The HLPE and CFS do good work, von Braun told Grist, but their focus on food security and nutrition is too narrow. “We need broader coverage that reaches farther into the fields of health, environment, climate science, and economics,” he said. He stressed the importance of continuing to value knowledge from stakeholders up and down the food system — including Indigenous people — but didn’t share concerns that a new SPI for food would jeopardize inclusivity.
“I don’t see the risk,” he said. “We have strong watchdogs in the food system.”
Hundreds of environmental and human rights organizations, plus groups representing Indigenous people, farmworkers, and scientists, have disagreed.
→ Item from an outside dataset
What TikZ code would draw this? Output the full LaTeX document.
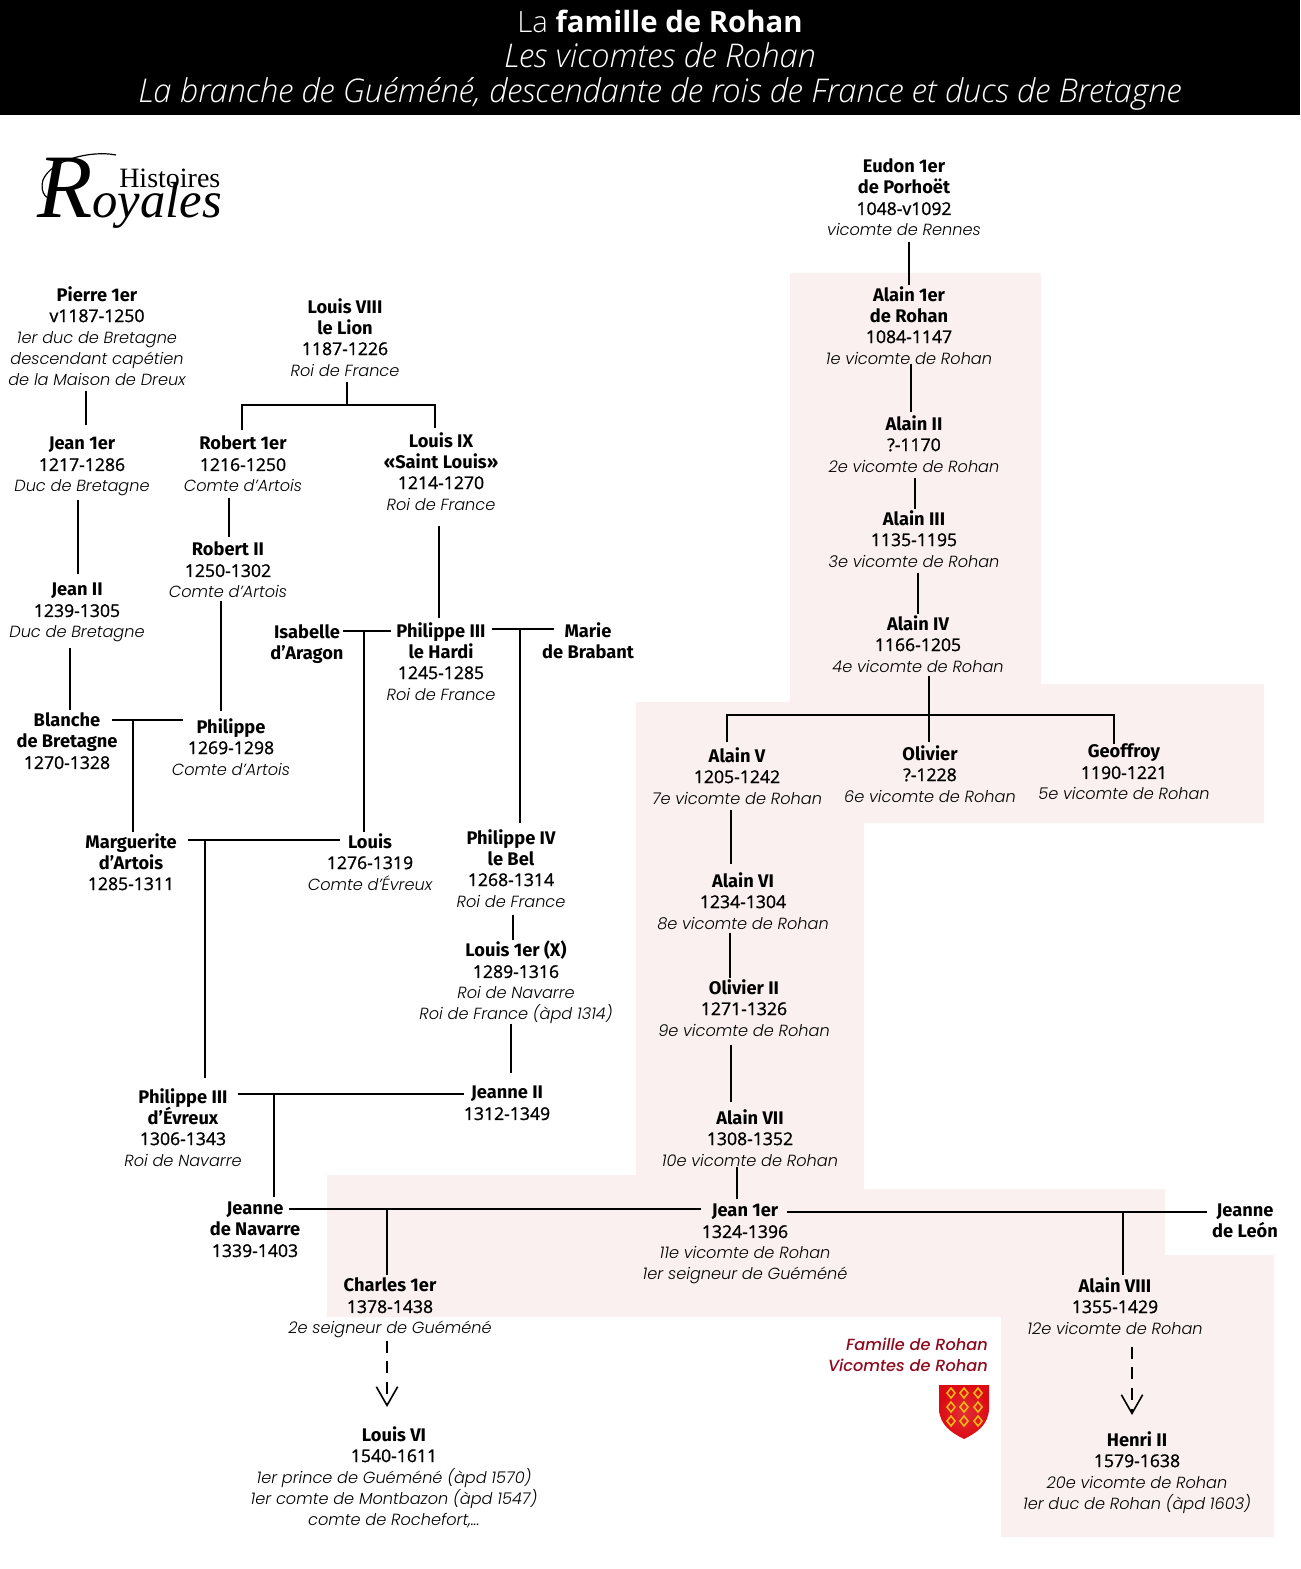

The International Panel of Experts on Sustainable Food Systems, which announced in July that it would withdraw from the Food Systems Summit over “fundamental issues” of inclusion and corporate influence, has called the fight over an SPI for food “a high-stakes battle over different visions of what constitutes legitimate science and relevant knowledge for food systems.” According to a brief the organization published in July, many of those who have recently espoused an SPI for food maintain connections to “powerful public and private actors” like the World Economic Forum, and have promoted a “business-oriented agenda.”
In a letter sent to the U.N.’s secretary-general less than two weeks before the summit, two U.N. special rapporteurs and the chairs of the CFS and HLPE warned that a new SPI for food would fragment the governance of food systems — a “dangerous path” that could erode public confidence in the U.N. The letter called for “a clear commitment to support and strengthen the HLPE and the CFS,” which Clapp said could include giving the HLPE greater autonomy to investigate topics of its own choosing, as well as expanding its purview beyond food security and nutrition to encompass more elements of the global food system. Better funding, she noted, would also be welcomed.
At Thursday and Friday’s summit, countries and organizations announced commitments to tackle food waste, support family farming, and promote “nature-positive” production, but there was no big announcement about a new SPI for food. Amina Mohammed, the U.N. Deputy Secretary-General, said during a segment on future pathways that the CFS would remain an “essential platform” for providing advice on food and nutrition, but she didn’t mention the controversy.
Von Braun had warned this might happen. “The summit is not a launch event,” he said, instead calling it “the beginning of the follow-up” from the past 18 months of negotiations. Conference leaders said on Thursday that this follow-up would be facilitated in part by a “coordination hub” composed of the Food and Agriculture Organization, the International Fund for Agricultural Development, and the World Food Programme. Statements from several U.N. leaders suggested support for strengthening the CFS and HLPE, but it’s unclear exactly what will pan out.
Human rights advocates like Michael Fakhri, the U.N.’s special rapporteur on the right to food, have called for the CFS to be the forum for ongoing policy conversations. They hope that the “IPCC for food” debate will eventually come to a resolution that keeps existing mechanisms intact and strengthens their authority.
The CFS is one of the only food and policy bodies that prioritizes a “human rights-based approach,” Fakhri wrote in an op-ed published on the day of the summit. “Hopefully, it will be there that the world’s governments will decide to cooperate and devise a multilateral plan on how to overcome the food crisis.”